* **AIM**: All lines from the beginning of the listing through the line with "plt.rcParams['font.family'] = ['Open" are to be copied word for word; the pictures are not.

* **RECORDS FOR THE TASK**:
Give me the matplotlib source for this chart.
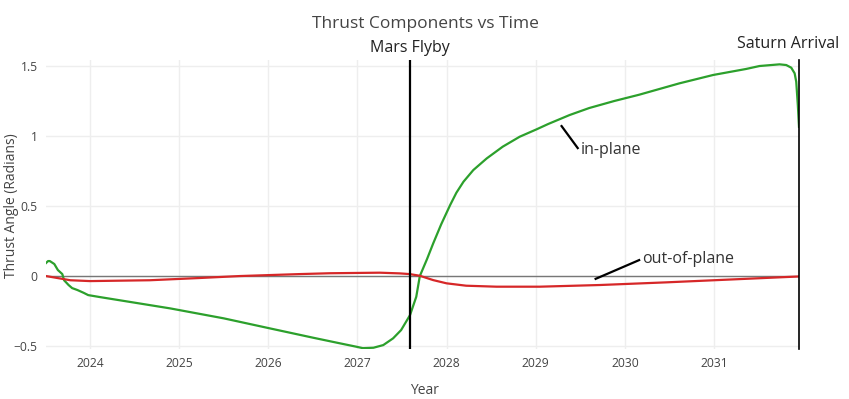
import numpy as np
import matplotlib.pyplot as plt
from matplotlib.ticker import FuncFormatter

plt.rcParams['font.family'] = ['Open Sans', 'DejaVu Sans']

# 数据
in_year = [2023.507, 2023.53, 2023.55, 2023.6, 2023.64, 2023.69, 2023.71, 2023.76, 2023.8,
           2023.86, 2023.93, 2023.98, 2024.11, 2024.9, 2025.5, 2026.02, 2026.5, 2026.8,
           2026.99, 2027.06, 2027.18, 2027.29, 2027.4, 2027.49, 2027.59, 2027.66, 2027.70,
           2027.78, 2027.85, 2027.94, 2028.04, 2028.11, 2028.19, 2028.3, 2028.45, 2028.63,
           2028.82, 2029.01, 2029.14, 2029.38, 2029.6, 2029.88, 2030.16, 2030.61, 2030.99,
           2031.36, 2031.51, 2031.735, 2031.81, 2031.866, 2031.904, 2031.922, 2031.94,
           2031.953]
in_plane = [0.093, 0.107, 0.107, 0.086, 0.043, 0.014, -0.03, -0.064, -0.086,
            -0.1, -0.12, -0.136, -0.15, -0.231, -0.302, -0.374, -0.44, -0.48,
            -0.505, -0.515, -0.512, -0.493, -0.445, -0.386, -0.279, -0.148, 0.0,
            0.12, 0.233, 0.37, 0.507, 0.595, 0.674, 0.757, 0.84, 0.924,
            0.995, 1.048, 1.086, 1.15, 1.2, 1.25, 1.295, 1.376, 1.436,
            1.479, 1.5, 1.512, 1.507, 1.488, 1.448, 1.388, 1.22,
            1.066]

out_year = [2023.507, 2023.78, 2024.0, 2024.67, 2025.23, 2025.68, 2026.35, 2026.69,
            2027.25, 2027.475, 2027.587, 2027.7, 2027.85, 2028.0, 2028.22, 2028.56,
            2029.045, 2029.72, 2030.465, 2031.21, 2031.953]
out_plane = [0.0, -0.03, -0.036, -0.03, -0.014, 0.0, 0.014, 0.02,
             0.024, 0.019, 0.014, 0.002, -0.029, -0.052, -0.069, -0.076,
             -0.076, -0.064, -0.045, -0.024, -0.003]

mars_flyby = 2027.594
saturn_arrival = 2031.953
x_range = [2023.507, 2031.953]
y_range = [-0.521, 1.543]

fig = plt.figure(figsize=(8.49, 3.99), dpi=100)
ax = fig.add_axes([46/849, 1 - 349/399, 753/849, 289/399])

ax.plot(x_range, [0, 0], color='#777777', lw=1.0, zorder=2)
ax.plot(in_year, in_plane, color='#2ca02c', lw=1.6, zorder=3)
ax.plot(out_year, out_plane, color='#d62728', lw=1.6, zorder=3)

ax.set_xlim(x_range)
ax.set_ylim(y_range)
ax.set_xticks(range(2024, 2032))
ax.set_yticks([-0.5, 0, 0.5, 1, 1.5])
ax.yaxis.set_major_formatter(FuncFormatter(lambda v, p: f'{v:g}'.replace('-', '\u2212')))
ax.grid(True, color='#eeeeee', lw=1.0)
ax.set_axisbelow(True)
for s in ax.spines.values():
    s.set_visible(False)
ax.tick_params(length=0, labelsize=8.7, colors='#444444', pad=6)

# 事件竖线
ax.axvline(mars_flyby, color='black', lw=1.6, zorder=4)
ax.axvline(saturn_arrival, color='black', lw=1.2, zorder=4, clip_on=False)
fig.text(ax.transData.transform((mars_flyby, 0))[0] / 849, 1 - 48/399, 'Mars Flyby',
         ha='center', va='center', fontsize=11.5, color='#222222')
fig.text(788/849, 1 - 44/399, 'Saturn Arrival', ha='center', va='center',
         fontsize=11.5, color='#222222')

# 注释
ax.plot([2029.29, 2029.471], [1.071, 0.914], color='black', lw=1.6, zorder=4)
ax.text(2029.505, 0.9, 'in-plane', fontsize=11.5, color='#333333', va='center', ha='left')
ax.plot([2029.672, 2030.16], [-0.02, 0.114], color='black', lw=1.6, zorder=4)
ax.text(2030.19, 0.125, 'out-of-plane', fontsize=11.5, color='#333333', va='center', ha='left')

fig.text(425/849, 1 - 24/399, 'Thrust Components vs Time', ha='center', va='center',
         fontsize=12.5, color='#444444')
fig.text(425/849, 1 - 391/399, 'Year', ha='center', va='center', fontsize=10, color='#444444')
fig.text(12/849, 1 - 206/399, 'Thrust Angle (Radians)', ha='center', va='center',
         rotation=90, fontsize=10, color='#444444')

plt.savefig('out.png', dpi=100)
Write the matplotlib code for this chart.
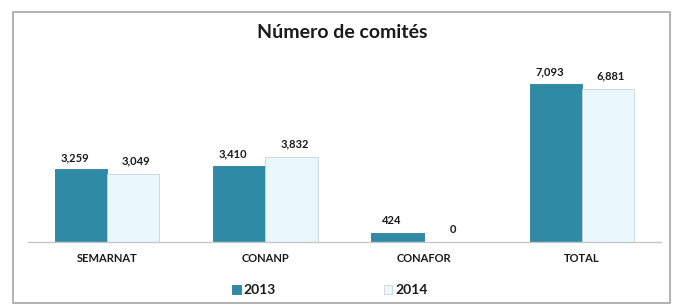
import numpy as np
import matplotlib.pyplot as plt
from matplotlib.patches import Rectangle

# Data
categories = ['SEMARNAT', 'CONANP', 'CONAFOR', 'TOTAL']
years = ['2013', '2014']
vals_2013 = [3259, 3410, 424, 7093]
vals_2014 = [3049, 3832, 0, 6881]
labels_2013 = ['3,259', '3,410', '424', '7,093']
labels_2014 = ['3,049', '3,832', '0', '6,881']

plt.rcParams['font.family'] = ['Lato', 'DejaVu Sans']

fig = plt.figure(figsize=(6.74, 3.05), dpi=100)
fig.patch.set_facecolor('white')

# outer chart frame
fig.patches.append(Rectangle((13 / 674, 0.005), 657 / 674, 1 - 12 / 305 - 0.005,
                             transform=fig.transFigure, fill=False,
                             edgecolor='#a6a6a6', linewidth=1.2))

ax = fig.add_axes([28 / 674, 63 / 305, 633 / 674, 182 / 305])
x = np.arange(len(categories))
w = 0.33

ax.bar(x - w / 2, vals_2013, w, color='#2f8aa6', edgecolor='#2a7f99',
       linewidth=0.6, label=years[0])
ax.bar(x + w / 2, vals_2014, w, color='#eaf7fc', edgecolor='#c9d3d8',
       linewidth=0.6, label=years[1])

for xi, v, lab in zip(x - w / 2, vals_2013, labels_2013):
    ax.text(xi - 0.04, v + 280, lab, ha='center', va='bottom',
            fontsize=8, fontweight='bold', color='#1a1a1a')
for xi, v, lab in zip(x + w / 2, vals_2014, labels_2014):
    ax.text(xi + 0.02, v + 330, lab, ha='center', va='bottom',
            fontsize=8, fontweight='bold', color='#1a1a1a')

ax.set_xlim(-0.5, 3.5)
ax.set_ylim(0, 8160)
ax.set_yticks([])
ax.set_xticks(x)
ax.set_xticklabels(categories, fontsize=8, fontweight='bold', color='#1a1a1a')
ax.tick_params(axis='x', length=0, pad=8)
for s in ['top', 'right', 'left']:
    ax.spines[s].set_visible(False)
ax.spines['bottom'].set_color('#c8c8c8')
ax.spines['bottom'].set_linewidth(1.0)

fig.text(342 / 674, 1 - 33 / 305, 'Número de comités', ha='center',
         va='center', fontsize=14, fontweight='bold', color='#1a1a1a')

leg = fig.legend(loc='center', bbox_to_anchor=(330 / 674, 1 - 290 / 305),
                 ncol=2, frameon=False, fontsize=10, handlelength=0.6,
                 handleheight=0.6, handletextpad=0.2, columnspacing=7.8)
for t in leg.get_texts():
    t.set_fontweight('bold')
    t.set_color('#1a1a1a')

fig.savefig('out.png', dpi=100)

* **SOLUTION TO THIS TASK**:
Give me the matplotlib source for this chart.
import numpy as np
import matplotlib.pyplot as plt
from matplotlib.ticker import FuncFormatter

plt.rcParams['font.family'] = ['Open Sans', 'DejaVu Sans']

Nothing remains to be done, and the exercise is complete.